▶ _Your goal_: Write the material out again in full, word for word. Do not include the pictures.

::::::

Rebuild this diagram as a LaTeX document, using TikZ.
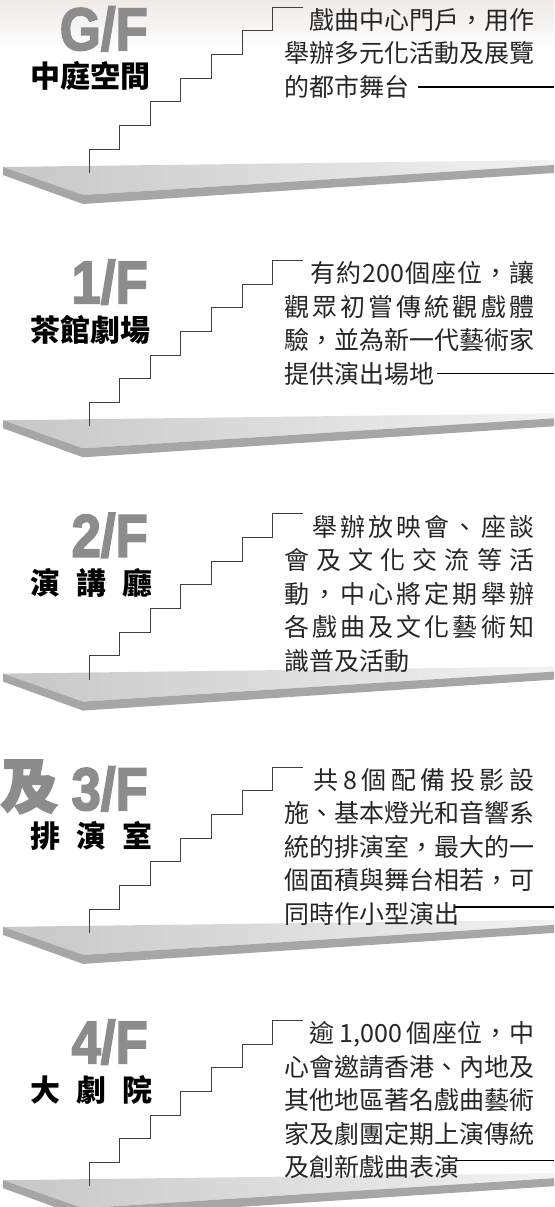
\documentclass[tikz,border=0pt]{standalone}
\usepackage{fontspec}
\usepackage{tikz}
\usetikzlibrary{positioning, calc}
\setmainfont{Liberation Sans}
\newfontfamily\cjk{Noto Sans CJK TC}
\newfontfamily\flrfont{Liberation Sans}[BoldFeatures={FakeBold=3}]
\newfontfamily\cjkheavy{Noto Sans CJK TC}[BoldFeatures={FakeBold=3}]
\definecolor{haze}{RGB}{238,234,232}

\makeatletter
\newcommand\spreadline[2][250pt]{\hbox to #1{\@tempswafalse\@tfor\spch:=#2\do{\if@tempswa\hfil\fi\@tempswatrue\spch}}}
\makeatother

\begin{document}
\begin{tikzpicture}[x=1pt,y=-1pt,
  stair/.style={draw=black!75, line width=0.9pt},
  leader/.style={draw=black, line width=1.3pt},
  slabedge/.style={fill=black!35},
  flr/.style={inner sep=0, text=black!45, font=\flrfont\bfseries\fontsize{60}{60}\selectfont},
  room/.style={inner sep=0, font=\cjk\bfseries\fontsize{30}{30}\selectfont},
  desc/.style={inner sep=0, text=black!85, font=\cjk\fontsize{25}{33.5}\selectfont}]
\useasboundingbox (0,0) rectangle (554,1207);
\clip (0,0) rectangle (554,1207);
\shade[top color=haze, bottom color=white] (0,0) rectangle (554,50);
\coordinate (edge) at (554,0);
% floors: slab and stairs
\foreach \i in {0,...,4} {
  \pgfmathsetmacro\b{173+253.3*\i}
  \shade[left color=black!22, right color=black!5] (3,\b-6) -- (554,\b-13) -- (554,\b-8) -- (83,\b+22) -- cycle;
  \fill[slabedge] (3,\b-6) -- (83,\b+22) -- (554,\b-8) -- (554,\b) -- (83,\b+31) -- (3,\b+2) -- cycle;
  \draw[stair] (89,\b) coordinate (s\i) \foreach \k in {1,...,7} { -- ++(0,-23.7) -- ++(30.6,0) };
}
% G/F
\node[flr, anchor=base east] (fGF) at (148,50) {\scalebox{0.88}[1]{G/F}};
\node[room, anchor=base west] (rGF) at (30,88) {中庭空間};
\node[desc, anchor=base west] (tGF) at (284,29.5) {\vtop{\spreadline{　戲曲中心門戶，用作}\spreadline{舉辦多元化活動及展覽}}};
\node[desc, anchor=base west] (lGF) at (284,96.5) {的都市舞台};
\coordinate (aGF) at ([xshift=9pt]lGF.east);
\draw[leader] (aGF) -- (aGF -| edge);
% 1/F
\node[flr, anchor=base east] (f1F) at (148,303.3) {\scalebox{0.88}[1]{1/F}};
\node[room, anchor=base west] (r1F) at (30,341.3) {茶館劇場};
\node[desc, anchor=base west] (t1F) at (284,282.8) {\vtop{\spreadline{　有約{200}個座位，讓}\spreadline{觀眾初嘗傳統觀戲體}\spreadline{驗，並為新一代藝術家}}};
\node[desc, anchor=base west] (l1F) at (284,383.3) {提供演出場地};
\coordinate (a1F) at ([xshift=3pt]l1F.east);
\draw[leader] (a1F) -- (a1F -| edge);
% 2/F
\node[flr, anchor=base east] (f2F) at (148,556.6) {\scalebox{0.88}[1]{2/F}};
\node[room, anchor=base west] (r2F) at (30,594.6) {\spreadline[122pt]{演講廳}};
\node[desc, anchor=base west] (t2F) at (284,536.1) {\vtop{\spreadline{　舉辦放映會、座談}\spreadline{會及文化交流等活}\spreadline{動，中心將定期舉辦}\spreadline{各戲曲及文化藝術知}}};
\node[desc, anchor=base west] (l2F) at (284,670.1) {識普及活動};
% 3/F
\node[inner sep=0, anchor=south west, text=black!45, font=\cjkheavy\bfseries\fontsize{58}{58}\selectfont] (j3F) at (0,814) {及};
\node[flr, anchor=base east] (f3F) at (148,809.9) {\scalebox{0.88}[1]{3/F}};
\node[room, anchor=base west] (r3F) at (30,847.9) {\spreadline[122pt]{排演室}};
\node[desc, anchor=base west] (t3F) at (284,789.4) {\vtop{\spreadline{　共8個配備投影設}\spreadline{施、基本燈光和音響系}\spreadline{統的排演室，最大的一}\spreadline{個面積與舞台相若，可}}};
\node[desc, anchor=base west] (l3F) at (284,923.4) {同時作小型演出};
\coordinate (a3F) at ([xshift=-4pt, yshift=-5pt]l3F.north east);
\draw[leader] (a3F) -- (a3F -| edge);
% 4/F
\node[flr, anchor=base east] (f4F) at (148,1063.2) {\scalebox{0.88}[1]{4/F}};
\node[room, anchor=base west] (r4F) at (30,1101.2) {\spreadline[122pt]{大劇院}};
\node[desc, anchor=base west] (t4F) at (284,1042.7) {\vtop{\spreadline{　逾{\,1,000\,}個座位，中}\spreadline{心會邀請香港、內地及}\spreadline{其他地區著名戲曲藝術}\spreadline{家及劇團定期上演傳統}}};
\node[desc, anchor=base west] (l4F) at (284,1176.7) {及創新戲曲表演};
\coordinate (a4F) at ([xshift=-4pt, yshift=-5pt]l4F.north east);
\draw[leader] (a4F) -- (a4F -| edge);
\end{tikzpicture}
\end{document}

::::::

▶ _Finished answer_:
Rebuild this diagram as a LaTeX document, using TikZ.
\documentclass[tikz,border=0pt]{standalone}
\usepackage{fontspec}
\usepackage{tikz}
\usetikzlibrary{positioning, calc}
\setmainfont{Liberation Sans}
\newfontfamily\cjk{Noto Sans CJK TC}
\newfontfamily\flrfont{Liberation Sans}[BoldFeatures={FakeBold=3}]
\newfontfamily\cjkheavy{Noto Sans CJK TC}[BoldFeatures={FakeBold=3}]
\definecolor{haze}{RGB}{238,234,232}

\makeatletter
\newcommand\spreadline[2][250pt]{\hbox to #1{\@tempswafalse\@tfor\spch:=#2\do{\if@tempswa\hfil\fi\@tempswatrue\spch}}}
\makeatother

\begin{document}
\begin{tikzpicture}[x=1pt,y=-1pt,
  stair/.style={draw=black!75, line width=0.9pt},
  leader/.style={draw=black, line width=1.3pt},
  slabedge/.style={fill=black!35},
  flr/.style={inner sep=0, text=black!45, font=\flrfont\bfseries\fontsize{60}{60}\selectfont},
  room/.style={inner sep=0, font=\cjk\bfseries\fontsize{30}{30}\selectfont},
  desc/.style={inner sep=0, text=black!85, font=\cjk\fontsize{25}{33.5}\selectfont}]
\useasboundingbox (0,0) rectangle (554,1207);
\clip (0,0) rectangle (554,1207);
\shade[top color=haze, bottom color=white] (0,0) rectangle (554,50);
\coordinate (edge) at (554,0);
% floors: slab and stairs
\foreach \i in {0,...,4} {
  \pgfmathsetmacro\b{173+253.3*\i}
  \shade[left color=black!22, right color=black!5] (3,\b-6) -- (554,\b-13) -- (554,\b-8) -- (83,\b+22) -- cycle;
  \fill[slabedge] (3,\b-6) -- (83,\b+22) -- (554,\b-8) -- (554,\b) -- (83,\b+31) -- (3,\b+2) -- cycle;
  \draw[stair] (89,\b) coordinate (s\i) \foreach \k in {1,...,7} { -- ++(0,-23.7) -- ++(30.6,0) };
}
% G/F
\node[flr, anchor=base east] (fGF) at (148,50) {\scalebox{0.88}[1]{G/F}};
\node[room, anchor=base west] (rGF) at (30,88) {中庭空間};
\node[desc, anchor=base west] (tGF) at (284,29.5) {\vtop{\spreadline{　戲曲中心門戶，用作}\spreadline{舉辦多元化活動及展覽}}};
\node[desc, anchor=base west] (lGF) at (284,96.5) {的都市舞台};
\coordinate (aGF) at ([xshift=9pt]lGF.east);
\draw[leader] (aGF) -- (aGF -| edge);
% 1/F
\node[flr, anchor=base east] (f1F) at (148,303.3) {\scalebox{0.88}[1]{1/F}};
\node[room, anchor=base west] (r1F) at (30,341.3) {茶館劇場};
\node[desc, anchor=base west] (t1F) at (284,282.8) {\vtop{\spreadline{　有約{200}個座位，讓}\spreadline{觀眾初嘗傳統觀戲體}\spreadline{驗，並為新一代藝術家}}};
\node[desc, anchor=base west] (l1F) at (284,383.3) {提供演出場地};
\coordinate (a1F) at ([xshift=3pt]l1F.east);
\draw[leader] (a1F) -- (a1F -| edge);
% 2/F
\node[flr, anchor=base east] (f2F) at (148,556.6) {\scalebox{0.88}[1]{2/F}};
\node[room, anchor=base west] (r2F) at (30,594.6) {\spreadline[122pt]{演講廳}};
\node[desc, anchor=base west] (t2F) at (284,536.1) {\vtop{\spreadline{　舉辦放映會、座談}\spreadline{會及文化交流等活}\spreadline{動，中心將定期舉辦}\spreadline{各戲曲及文化藝術知}}};
\node[desc, anchor=base west] (l2F) at (284,670.1) {識普及活動};
% 3/F
\node[inner sep=0, anchor=south west, text=black!45, font=\cjkheavy\bfseries\fontsize{58}{58}\selectfont] (j3F) at (0,814) {及};
\node[flr, anchor=base east] (f3F) at (148,809.9) {\scalebox{0.88}[1]{3/F}};
\node[room, anchor=base west] (r3F) at (30,847.9) {\spreadline[122pt]{排演室}};
\node[desc, anchor=base west] (t3F) at (284,789.4) {\vtop{\spreadline{　共8個配備投影設}\spreadline{施、基本燈光和音響系}\spreadline{統的排演室，最大的一}\spreadline{個面積與舞台相若，可}}};
\node[desc, anchor=base west] (l3F) at (284,923.4) {同時作小型演出};
\coordinate (a3F) at ([xshift=-4pt, yshift=-5pt]l3F.north east);
\draw[leader] (a3F) -- (a3F -| edge);
% 4/F
\node[flr, anchor=base east] (f4F) at (148,1063.2) {\scalebox{0.88}[1]{4/F}};
\node[room, anchor=base west] (r4F) at (30,1101.2) {\spreadline[122pt]{大劇院}};
\node[desc, anchor=base west] (t4F) at (284,1042.7) {\vtop{\spreadline{　逾{\,1,000\,}個座位，中}\spreadline{心會邀請香港、內地及}\spreadline{其他地區著名戲曲藝術}\spreadline{家及劇團定期上演傳統}}};
\node[desc, anchor=base west] (l4F) at (284,1176.7) {及創新戲曲表演};
\coordinate (a4F) at ([xshift=-4pt, yshift=-5pt]l4F.north east);
\draw[leader] (a4F) -- (a4F -| edge);
\end{tikzpicture}
\end{document}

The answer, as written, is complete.